Thanks for stopping by.
This post is part of the Black & White Sunday blog hop. To see who else has been busy or to join the linky, visit the blog hop hosts My Life In Blog Years or Dachshund Nola.
Wow – what a weekend.
Saturday we were at the wrap up to Kona’s 10 week training class. The “canine olympics” were so much fun. We competed in a team relay (skills centered) event, team trivia and then the fun really started. A musical chairs sit-stay. I’d explain it but I think it would be easier to just show a picture.
The event ended with a stay (sit or down) competition. Kona broke his stay when his neighbor was recalled in – taken out by another black and tan no less.
It was fun nonetheless, and the 1st place team ribbon was the icing on the cake.
Here is his class photo – we happened to be in the “pom” class. Unbelievable that that many dogs can sit still in such close proximity.
On Sunday I had CB entered in the Calgary Agility Association (AAC) trial. I had CB entered in a Standard, Gamblers and Jumpers run just like the last trial. Not like the last trial CB ran. He ran the fastest he has in a trial in a while.
The standard run was first and the first obstacle was the hoop. We definitely need to work on starts because that is where we lost time. He went up to the electronic eye, put his nose past the plane enough to start the timer and then went under the hoop. The rest of the run was fast and he was motivated and was quick thru the chute. We lost time on the weave poles though. This is the second Starters run that we’ve encountered with 12 weave poles and I see that I need to be working 12 as much as I work him with 6. We didn’t Q but I was so thrilled with how he ran.
Our Gamblers run was a bit of a mess. Our run was slow and a little chaotic. But our Jumpers run was amazing! CB was really fast, the run was clean and I thought he was quick enough to Q. When I saw the time I was surprised to see we were 8.5 seconds over as he ran so much quicker than the time he was 2 seconds over. But when I thought about it I know exactly where he lost time.
The start – first obstacle was also the hoop and he put his nose in the plane of the electronic timer, started the clock and just stood there, maybe for about 4 – 6 seconds. He was also slow going thru the last tunnel and we lost about 5 seconds in the chute. It was a really great run and I’m thrilled with how fast he was – we are definitely getting there. We’ve managed to build up speed over more than the last half of the course, now I just need to figure out how to get him moving quicker off the start.
I haven’t written a lot about Kona’s current training regimen because we’ve been so busy in training classes there really hasn’t been a lot of time to write about everything that we’ve been doing. He’s been a busy little dog.

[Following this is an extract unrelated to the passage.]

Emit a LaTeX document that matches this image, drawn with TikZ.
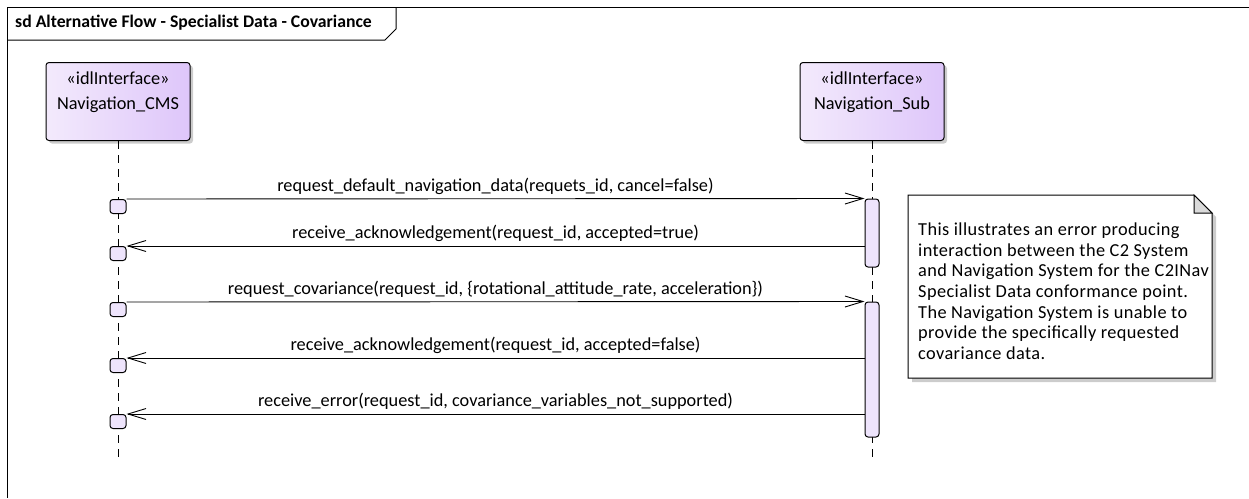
\documentclass[tikz,border=0pt]{standalone}
\usepackage{fontspec}
\setmainfont{Carlito}
\newfontfamily\notefont[LetterSpace=2.2]{Carlito}
\usepackage{tikz}
\usetikzlibrary{arrows.meta,positioning,shadows}
\definecolor{headleft}{RGB}{243,234,252}
\definecolor{headright}{RGB}{222,198,250}
\definecolor{actfill}{RGB}{238,228,252}
\definecolor{foldgray}{RGB}{218,218,218}
\newcommand{\cmsx}{118}
\newcommand{\subx}{872}
\newcommand{\msgfont}{\fontsize{18.3}{25}\selectfont}
\newcommand{\occurrence}[2]{\node[occbox] (#1) at (\cmsx,#2) {};}
\newcommand{\headlabel}[3]{\node[headtext, below=9.5pt of #1.north] (#2) {«idlInterface»\\#3};}
\tikzset{
  lifehead/.style={draw=black, line width=1pt, rounded corners=3pt,
    minimum width=144pt, minimum height=78pt, left color=headleft, right color=headright,
    drop shadow={shadow xshift=3pt, shadow yshift=-3pt, fill=black!20, opacity=1}},
  headtext/.style={font=\msgfont, align=center, inner sep=0pt},
  lifeline/.style={line width=1pt, dash pattern=on 8pt off 6pt},
  actbar/.style={draw=black, line width=1pt, rounded corners=3pt, fill=actfill,
    minimum width=14pt, inner sep=0pt},
  occbox/.style={draw=black, line width=1pt, rounded corners=3pt, fill=actfill,
    minimum width=16pt, minimum height=14pt, inner sep=0pt, anchor=north},
  msg/.style={line width=0.9pt, -{Straight Barb[length=18pt,width=11pt,line width=0.9pt]}},
  msglabel/.style={midway, above=2pt, font=\msgfont, inner sep=1pt, text depth=4pt}
}
\begin{document}
\begin{tikzpicture}[x=1pt,y=-1pt]
    \useasboundingbox (0,0) rectangle (1249,498);
    \draw[line width=1pt] (1249,7) -- (7,7) -- (7,498);
    \draw[line width=1pt] (7,40) -- (385,40) -- (396,29) -- (396,7);
    \node[font=\fontsize{17.7}{20}\selectfont\bfseries, anchor=west, inner sep=0pt] (title) at (15,23) {sd Alternative Flow - Specialist Data - Covariance};

    \node[lifehead] (cms) at (\cmsx,101.5) {};
    \node[lifehead] (sub) at (\subx,101.5) {};
    \headlabel{cms}{cmsname}{Navigation\_CMS}
    \headlabel{sub}{subname}{Navigation\_Sub}

    \coordinate (cmsend) at (\cmsx,462);
    \coordinate (subend) at (\subx,462);
    \draw[lifeline] (cms.south) -- (cmsend);
    \draw[lifeline] (sub.south) -- (subend);

    \node[actbar, minimum height=68pt] (act1) at (\subx,233) {};
    \node[actbar, minimum height=135pt] (act2) at (\subx,369.5) {};

    \occurrence{occ1}{199}
    \occurrence{occ2}{246}
    \occurrence{occ3}{302}
    \occurrence{occ4}{358}
    \occurrence{occ5}{414}

    \draw[msg] (occ1.north east) -- (act1.north west)
        node[msglabel] {request\_default\_navigation\_data(requets\_id, cancel=false)};
    \draw[msg] (act1.west |- occ2.north) -- (occ2.north east)
        node[msglabel] {receive\_acknowledgement(request\_id, accepted=true)};
    \draw[msg] (occ3.north east) -- (act2.north west)
        node[msglabel] {request\_covariance(request\_id, \{rotational\_attitude\_rate, acceleration\})};
    \draw[msg] (act2.west |- occ4.north) -- (occ4.north east)
        node[msglabel] {receive\_acknowledgement(request\_id, accepted=false)};
    \draw[msg] (act2.west |- occ5.north) -- (occ5.north east)
        node[msglabel] {receive\_error(request\_id, covariance\_variables\_not\_supported)};

    \fill[black!20] (912,199) -- (1198,199) -- (1216,217) -- (1216,382) -- (912,382) -- cycle;
    \filldraw[fill=white, line width=1pt] (908,195) -- (1194,195) -- (1212,213) -- (1212,378) -- (908,378) -- cycle;
    \filldraw[fill=foldgray, line width=1pt] (1194,195) -- (1194,213) -- (1212,213) -- cycle;
    \node[font={\notefont\fontsize{18.3}{20.7}\selectfont}, align=left, anchor=north west, inner sep=0pt] (note) at (918,222.5) {This illustrates an error producing\\interaction between the C2 System\\and Navigation System for the C2INav\\Specialist Data conformance point.\\The Navigation System is unable to\\provide the specifically requested\\covariance data.};
\end{tikzpicture}
\end{document}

Kona is currently in a weekly competitive obedience class and we also have him enrolled in a 10 week lifestyle training course that we go to 3 times a week. We are doing the 10 week course to complement his competitive obedience training. The 10 week course is outside in mostly busy areas, involves a larger number of dogs of varying sizes and energy levels and it has given us a lot of opportunity to work around many types of distractions. Kona was so unfocused/distracted at the AKC summer show I thought this course would be really helpful as we did it last year with CB and it helped him gain more confidence around other dogs.
With the months of confinement we went thru after Kona’s leg surgery he’s unsure of dogs that are higher energy and can sometimes react to them. And in competitive obedience the dogs that are often competing are higher drive and energy so keeping him calm and focused during the group stays is very important.
A couple of the more beneficial aspects of this course has been the seminars that were included. There was a canine communication seminar, canine health, nutrition and first aid seminars, a handling other dogs session, a dog-dog greeting session as well as a choice of reactive dog or dog play session. This course is pretty well rounded and we enrolled more to have Kona around as many dogs as possible than to focus on skills. But the improvement on his skills has been a wonderful occurrence.
The communications seminar focused on the types of different canine postures and signals and set the stage for the dog-dog greetings as well as the reactive dog or play session. The handling other dogs had your pup with 5 other handlers over a two hour period and the pups were put through the paces of skills work with someone other than their owner.
The course is coming to an end this weekend with a Canine Olympics. I don’t expect we’ll be tops for the sit and down stay competitions but I think we’re already winners since Kona won’t react to other dogs breaking their stay around him.